The Barry Bonds perjury trial is heating up, and we’ve finally reached the point where the prosecution wants to know about Barry Bonds’ balls, back-ne, and hat size.
She testified that, at one point, he had “a big lump … [that] looked awful” in his elbow. Bonds told her that steroid use caused the muscle and tendons to outgrow the joint. “It blew out,” she said. She also said that Bonds talked about the widespread use of steroids among baseball players. “He mentioned that other players do it and that’s how they got ahead, that’s how they achieved,” Bell said.
Bell testified to changes in Bonds’ physical condition, saying that his sexual performance declined and that his testicles shrank. He developed acne on his back and grew (and shaved) chest hair, according to Bell.
Bonds’ hat size also grew an eighth of an inch over nine years. That doesn’t sound like a big deal, especially when dude is shaving his chest and watching his own testicles shrivel into oblivion. Did Bonds also start carrying a purse? Buying copious quantities of black shoes? Because that’s the only way I’ll care. Everyone know that Bonds was on some kind of juice, and yet no one can prove it. Having tiny nuts doesn’t amount to perjury, which has to be an enormous relief for Brett Favre.
But you know who has a huge head? Placido Polanco. That dude’s a walking Veggie Tale.


Only readers with small children might be able to appreciate that Veggie Tales joke. And for that Punte, I thank you.
I hope The Wumpus sticks around for a while. We’ve been woefully short on our wumpusing.
Polanco’s head was of normal size until he moved to Philly. Every denizen of that cheese-flavored hellmouth is required to have at least one physical or mental defect. He did what he had to do.
The whole of America lags behind the rest of the world in Wumpusing. Change we can believe in, my ass.

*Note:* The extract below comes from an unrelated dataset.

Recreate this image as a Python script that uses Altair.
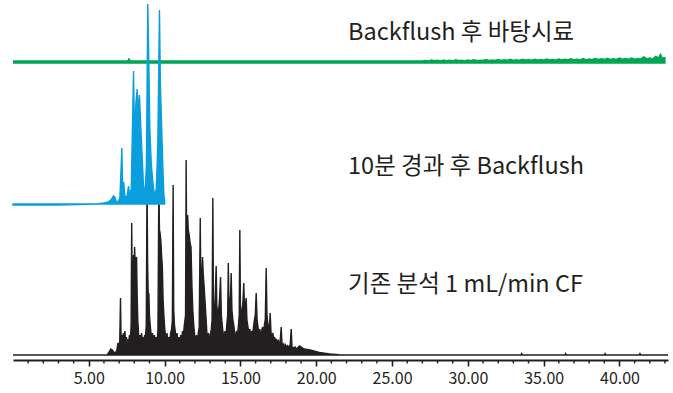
import altair as alt
import pandas as pd

# Retention time axis (minutes)
x_max = 43.2
major_ticks = [5, 10, 15, 20, 25, 30, 35, 40]
minor_ticks = [m for m in range(1, 44) if m % 5 != 0]

# Vertical offsets of the three stacked chromatograms
black_offset = 5
blue_offset = 156
green_offset = 298

# Conventional run, 1 mL/min constant flow (time, response above its baseline)
black_t = [0.0, 6.2, 6.3, 6.45, 6.55, 6.65, 6.75, 6.85, 6.92, 6.98, 7.04, 7.09, 7.13,
           7.18, 7.23, 7.28, 7.33, 7.38, 7.43, 7.48, 7.53, 7.58, 7.63, 7.68, 7.74, 7.79,
           7.83, 7.87, 7.91, 7.95, 7.99, 8.02, 8.06, 8.1, 8.15, 8.19, 8.23, 8.28, 8.33,
           8.38, 8.43, 8.48, 8.53, 8.58, 8.63, 8.68, 8.73, 8.79, 8.84, 8.88, 8.92, 8.96,
           9.0, 9.05, 9.1, 9.15, 9.2, 9.26, 9.32, 9.38, 9.44, 9.5, 9.56, 9.62, 9.66,
           9.7, 9.75, 9.8, 9.85, 9.9, 9.95, 10.0, 10.05, 10.1, 10.16, 10.22, 10.28,
           10.34, 10.4, 10.46, 10.51, 10.56, 10.6, 10.65, 10.7, 10.76, 10.82, 10.88,
           10.94, 11.0, 11.06, 11.12, 11.18, 11.24, 11.3, 11.38, 11.42, 11.46, 11.52,
           11.56, 11.62, 11.68, 11.74, 11.8, 11.86, 11.92, 11.98, 12.04, 12.1, 12.16,
           12.22, 12.28, 12.35, 12.39, 12.44, 12.5, 12.55, 12.6, 12.66, 12.72, 12.78,
           12.84, 12.9, 12.96, 13.02, 13.08, 13.13, 13.18, 13.22, 13.28, 13.34, 13.4,
           13.44, 13.5, 13.56, 13.62, 13.69, 13.74, 13.8, 13.86, 13.92, 13.98, 14.04,
           14.1, 14.16, 14.2, 14.25, 14.3, 14.35, 14.39, 14.44, 14.5, 14.56, 14.62,
           14.68, 14.74, 14.8, 14.86, 14.92, 14.96, 15.0, 15.06, 15.12, 15.17, 15.22,
           15.27, 15.33, 15.38, 15.43, 15.5, 15.56, 15.62, 15.68, 15.74, 15.8, 15.86,
           15.92, 15.98, 16.04, 16.1, 16.16, 16.22, 16.28, 16.34, 16.4, 16.46, 16.52,
           16.58, 16.64, 16.7, 16.75, 16.8, 16.86, 16.92, 16.96, 17.02, 17.08, 17.14,
           17.2, 17.26, 17.32, 17.38, 17.44, 17.5, 17.56, 17.62, 17.69, 17.74, 17.8,
           17.86, 17.92, 17.98, 18.04, 18.1, 18.16, 18.22, 18.28, 18.35, 18.4, 18.5,
           18.6, 18.7, 18.9, 19.2, 19.6, 20.2, 20.9, 21.5, 22.0, 33.5, 33.55, 33.6,
           36.4, 36.45, 36.5, 39.0, 39.05, 39.1, 41.3, 41.35, 41.4, 43.2]
black_v = [0, 0, 2, 6, 5, 3, 2, 5, 12, 8, 14, 57, 15,
           20, 12, 22, 14, 24, 12, 18, 10, 16, 12, 20, 14, 30,
           132, 45, 70, 100, 85, 108, 90, 95, 98, 60, 35, 22, 14,
           20, 12, 22, 14, 18, 12, 20, 16, 30, 175, 90, 60, 62,
           40, 30, 22, 16, 22, 14, 20, 12, 18, 14, 25, 175, 125,
           122, 115, 100, 88, 55, 40, 28, 20, 14, 22, 12, 18,
           14, 22, 26, 35, 170, 45, 30, 24, 16, 22, 12,
           18, 12, 20, 14, 24, 20, 30, 40, 195, 90, 140,
           125, 120, 112, 108, 70, 45, 30, 20, 14, 20, 12,
           22, 28, 137, 60, 75, 98, 80, 70, 55, 40, 24,
           16, 22, 14, 20, 26, 35, 157, 50, 40, 60, 89,
           50, 40, 45, 55, 78, 40, 30, 22, 16, 24, 18,
           30, 40, 92, 45, 50, 60, 82, 45, 35, 30, 22,
           16, 24, 20, 28, 40, 125, 50, 40, 45, 55, 72,
           45, 50, 57, 35, 28, 20, 26, 18, 24, 20, 28,
           35, 40, 62, 35, 28, 20, 26, 18, 24, 28, 22,
           30, 36, 87, 40, 32, 28, 30, 42, 22, 18, 22,
           14, 18, 12, 16, 12, 14, 10, 14, 28, 12, 9,
           11, 8, 10, 7, 9, 7, 9, 10, 26, 8, 7,
           8, 6, 9, 6, 5, 2.5, 1, 0.3, 0, 0, 1.5, 0,
           0, 1.5, 0, 0, 1.5, 0, 0, 1.5, 0, 0]

# Backflush after 10 minutes
blue_t = [0.0, 3.0, 5.5, 6.0, 6.3, 6.5, 6.62, 6.72, 6.82, 6.95, 7.05, 7.18, 7.24, 7.3,
          7.38, 7.5, 7.62, 7.7, 7.8, 7.95, 8.02, 8.1, 8.19, 8.26, 8.34, 8.42, 8.5,
          8.6, 8.7, 8.8, 8.89, 8.95, 9.02, 9.12, 9.25, 9.35, 9.45, 9.55, 9.66, 9.72,
          9.8, 9.88, 9.95, 10.0]
blue_v = [-1, -1, 0, 1, 2, 5, 8, 7, 2, 3, 6, 56, 10, 22,
          8, 6, 18, 8, 15, 133, 60, 100, 115, 90, 109, 80, 54,
          20, 6, 40, 200, 150, 77, 40, 18, 8, 15, 60, 194, 120,
          80, 38, 10, 3]

# Blank run after backflush: flat baseline, noise growing late in the run
green_t = [0.0, 7.6, 7.65, 7.7, 27.0, 27.2, 27.4, 27.6, 27.8, 28.0, 28.2, 28.4, 28.6,
           28.8, 29.0, 29.2, 29.4, 29.6, 29.8, 30.0, 30.2, 30.4, 30.6, 30.8, 31.0, 31.2,
           31.4, 31.6, 31.8, 32.0, 32.2, 32.4, 32.6, 32.8, 33.0, 33.2, 33.4, 33.6, 33.8,
           34.0, 34.2, 34.4, 34.6, 34.8, 35.0, 35.2, 35.4, 35.6, 35.8, 36.0, 36.2, 36.4,
           36.6, 36.8, 37.0, 37.2, 37.4, 37.6, 37.8, 38.0, 38.2, 38.4, 38.6, 38.8, 39.0,
           39.2, 39.4, 39.6, 39.8, 40.0, 40.2, 40.4, 40.6, 40.8, 41.0, 41.2, 41.4, 41.6,
           41.8, 42.0, 42.2, 42.4, 42.6, 42.7, 42.8, 42.93]
green_v = [0, 0, 1.2, 0, 0, 0.5, 0, 1.0, 0.3, 0.8, 0, 1.0, 0.2,
           0.7, 0, 1.2, 0.3, 0.8, 0.2, 1.0, 0.4, 1.3, 0.3, 0.9, 0.5, 1.4,
           0.4, 1.0, 0.6, 1.5, 0.5, 1.2, 0.6, 1.6, 0.7, 1.3, 0.6, 1.7, 0.8,
           1.4, 0.7, 1.8, 0.8, 1.5, 0.9, 2.0, 1.0, 1.6, 0.9, 2.0, 1.0, 1.8,
           1.1, 2.2, 1.2, 1.8, 1.0, 2.3, 1.2, 2.0, 1.3, 2.5, 1.3, 2.2, 1.4,
           2.6, 1.5, 2.3, 1.5, 2.8, 1.6, 2.4, 1.6, 3.0, 1.7, 2.6, 1.8, 4.0,
           2.0, 3.0, 2.0, 4.5, 2.5, 5.5, 2.5, 3.0]

# Trace labels
label_text = ["Backflush 후 바탕시료", "10분 경과 후 Backflush", "기존 분석 1 mL/min CF"]
label_time = [22.1, 22.1, 22.1]
label_level = [320.5, 186.5, 68.5]

black_color = "#231f20"
blue_color = "#0a9fdc"
green_color = "#00a651"
font_main = "Liberation Sans Narrow, Noto Sans CJK KR, sans-serif"


def trace_frame(times, values, offset):
    return pd.DataFrame({
        "t": times,
        "level": [offset + v for v in values],
        "base": [offset] * len(times),
    })


black_df = trace_frame(black_t, black_v, black_offset)
blue_df = trace_frame(blue_t, blue_v, blue_offset)
green_df = trace_frame(green_t, green_v, green_offset)
labels_df = pd.DataFrame({"t": label_time, "level": label_level, "text": label_text})
minor_df = pd.DataFrame({"t": minor_ticks})

x_scale = alt.Scale(domain=[0, x_max], nice=False, zero=False)
y_scale = alt.Scale(domain=[0, 360], nice=False, zero=False)

x_axis = alt.Axis(
    values=major_ticks, format=".2f", title=None, grid=False,
    domainColor=black_color, domainWidth=2.2, tickColor=black_color,
    tickWidth=1.6, tickSize=6, labelFont=font_main, labelFontSize=16,
    labelColor=black_color, labelPadding=4,
)

# Every layer shares the same x encoding so the axis definition stays intact
x_enc = alt.X("t:Q", scale=x_scale, axis=x_axis)
y_enc = alt.Y("level:Q", scale=y_scale, axis=None)


def trace_area(df, color, stroke_width):
    return alt.Chart(df).mark_area(
        color=color, stroke=color, strokeWidth=stroke_width, strokeJoin="miter"
    ).encode(x=x_enc, y=y_enc, y2="base:Q")


green_trace = trace_area(green_df, green_color, 3.4)
black_trace = trace_area(black_df, black_color, 1.4)
blue_trace = trace_area(blue_df, blue_color, 1.4)

minor_rules = alt.Chart(minor_df).mark_rule(
    color=black_color, strokeWidth=1.4
).encode(
    x=x_enc,
    y=alt.value(360),
    y2=alt.value(363.5),
)

labels = alt.Chart(labels_df).mark_text(
    align="left", baseline="alphabetic", font=font_main, fontSize=23.5,
    color=black_color,
).encode(
    x=x_enc,
    y=y_enc,
    text="text:N",
)

chart = alt.layer(
    green_trace, black_trace, blue_trace, minor_rules, labels
).properties(
    width=655, height=360,
    autosize=alt.AutoSizeParams(type="none"),
    padding={"left": 13, "top": 0, "right": 5, "bottom": 33},
).configure_view(stroke=None)

chart.save("out.html", embed_options={"renderer": "svg", "actions": False})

In 2007, we went to a Giants/Cardinals in STL. If I remember correctly, that was the summer Bonds was working on the HR record. We had pretty good seats, so we could see him up close and personal, and without sounding totally RAYCESSS! he looked like a freaking gorilla. Huge head, huge shoulders, arms so big he couldn’t even put them down the whole way. He looked like that wrestler from Bugs Bunny.